A "Porta Ticinese" was already part of the medieval walls of Milan (12th century); the medieval gate is one of the few remnants of the medieval walls that are still in place, and it is located in the same area as the modern "Porta Ticinese", but closer to the city centre (as the medieval walls enclosed a smaller area than the Spanish walls). The current location of the gate (in a plaza that is now called "Piazzale XIV Maggio") was established during the Spanish rule, in the 16th century. In the early 19th century, most of the Spanish gates were demolished and replaced with new structures that were meant to serve as toll-gates. This was also the case with Porta Ticinese. The new structure was designed by Luigi Cagnola in neoclassic style, and built between 1801 and 1814.

Cagnola's structure consists of massive pillars and ionic order columns surmounted by a large tympanum, and is considered one of the prominent examples of neoclassical architecture of Milan.

In 1815, after the Napoleonic Wars, an inscription was added to the tympanum which reads "PACI POPVLORVM SOSPITAE" (in Latin, "to peace that frees peoples").

==The district==

Coat of arms of the Porta Ticinese rione

The area surrounding Porta Ticinese is a historic quartiere of Milan; it has its coat of arms, a three-legged red stool on a silver background.
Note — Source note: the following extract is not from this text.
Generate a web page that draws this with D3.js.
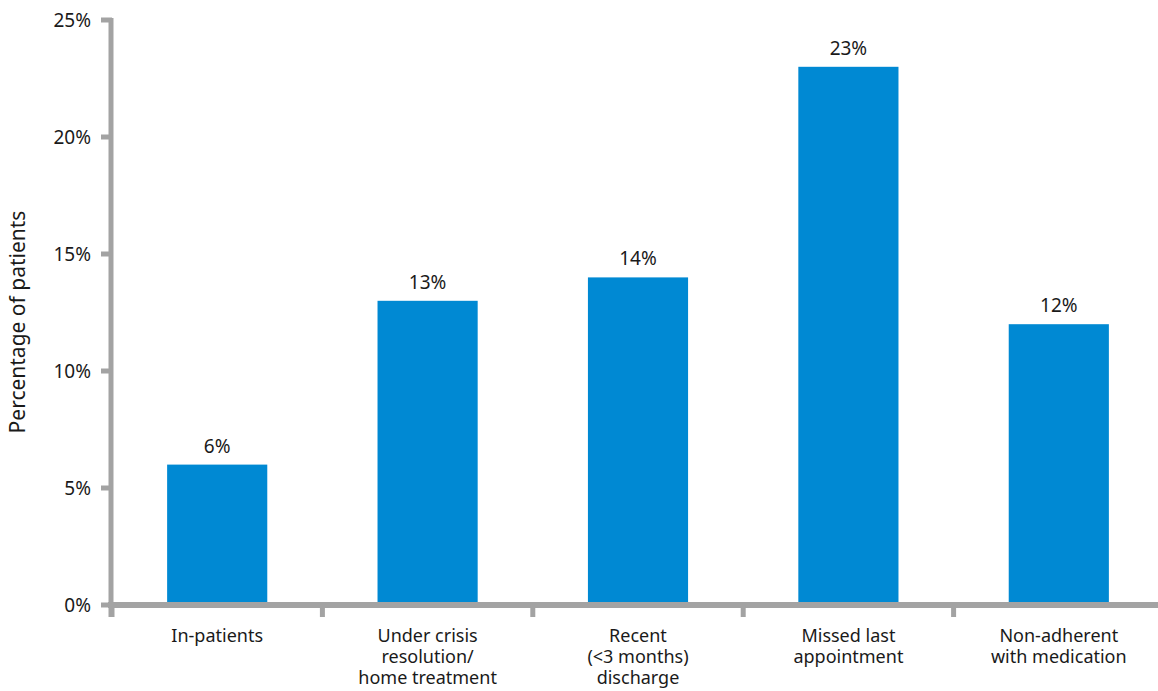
<!DOCTYPE html>
<html><head><meta charset="utf-8">
<script src="https://cdn.jsdelivr.net/npm/d3@7"></script>
<style>body{margin:0;background:#fff}svg{display:block}text{font-family:"Noto Sans",sans-serif;fill:#1a1a1a}</style>
</head><body><svg id="c" width="1158" height="691"></svg>
<script>
const categories = [["In-patients"],["Under crisis","resolution/","home treatment"],["Recent","(<3 months)","discharge"],["Missed last","appointment"],["Non-adherent","with medication"]];
const values = [6, 13, 14, 23, 12];
const yTicks = [0, 5, 10, 15, 20, 25];
const yTitle = "Percentage of patients";

const svg = d3.select("#c");
const x0 = 112, x1 = 1164, yb = 605, yt = 20;
const x = d3.scaleBand().domain(d3.range(values.length)).range([x0, x1]).paddingInner(0.524).paddingOuter(0.262);
const xb = d3.scaleBand().domain(d3.range(values.length)).range([x0, x1]);
const y = d3.scaleLinear().domain([0, 25]).range([yb, yt]);
const grey = "#a3a3a3";

svg.selectAll("rect.bar").data(values).join("rect").attr("class","bar")
  .attr("x",(d,i)=>x(i)).attr("width",x.bandwidth())
  .attr("y",d=>y(d)).attr("height",d=>yb-y(d)).attr("fill","#0089d3");

svg.selectAll("text.val").data(values).join("text").attr("class","val")
  .attr("x",(d,i)=>x(i)+x.bandwidth()/2).attr("y",d=>y(d)-12)
  .attr("text-anchor","middle").attr("font-size",19).text(d=>d+"%");

// y axis
svg.append("line").attr("x1",x0-1).attr("x2",x0-1).attr("y1",yt-2).attr("y2",yb+12).attr("stroke",grey).attr("stroke-width",5);
svg.selectAll("line.yt").data(yTicks).join("line").attr("class","yt")
  .attr("x1",x0-11).attr("x2",x0).attr("y1",d=>y(d)).attr("y2",d=>y(d)).attr("stroke",grey).attr("stroke-width",5);
svg.selectAll("text.yl").data(yTicks).join("text").attr("class","yl")
  .attr("x",x0-21).attr("y",d=>y(d)).attr("dy","0.35em").attr("text-anchor","end").attr("font-size",19).text(d=>d+"%");

// x axis
svg.append("line").attr("x1",x0-4).attr("x2",1158).attr("y1",yb).attr("y2",yb).attr("stroke",grey).attr("stroke-width",6);
svg.selectAll("line.xt").data(d3.range(values.length+1)).join("line").attr("class","xt")
  .attr("x1",i=>i<values.length?xb(i):x1).attr("x2",i=>i<values.length?xb(i):x1)
  .attr("y1",yb).attr("y2",yb+12).attr("stroke",grey).attr("stroke-width",5);

const lab = svg.selectAll("text.xl").data(categories).join("text").attr("class","xl")
  .attr("x",(d,i)=>x(i)+x.bandwidth()/2).attr("y",642).attr("text-anchor","middle").attr("font-size",18);
lab.selectAll("tspan").data(d=>d).join("tspan").attr("x",function(){return this.parentNode.getAttribute("x");})
  .attr("dy",(d,i)=>i?21:0).text(d=>d);

svg.append("text").attr("transform","translate(25,322) rotate(-90)").attr("text-anchor","middle").attr("font-size",21).text(yTitle);
</script></body></html>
The district is part of the Navigli area of Milan, which is rich of monuments, tourist attractions, night life, and more, and qualifies as one of the most important areas of Milan outside the historic centre. It includes the notable Basilica of Sant'Eustorgio, a basilica that was established in the Middle Ages and restored several times through the centuries, so that the original romanesque structure has been complemented with Renaissance elements. Sant'Eustorgio is located in a well known city park called Parco delle Basiliche, which also includes another prominent basilica, that of San Lorenzo. Nearby are also the Colonne di San Lorenzo, which are among the best preserved Roman ruins in Milan. The plaza where the Colonne di San Lorenzo are located is also one of the key places of the so-called "Milanese movida", i.e., night-life.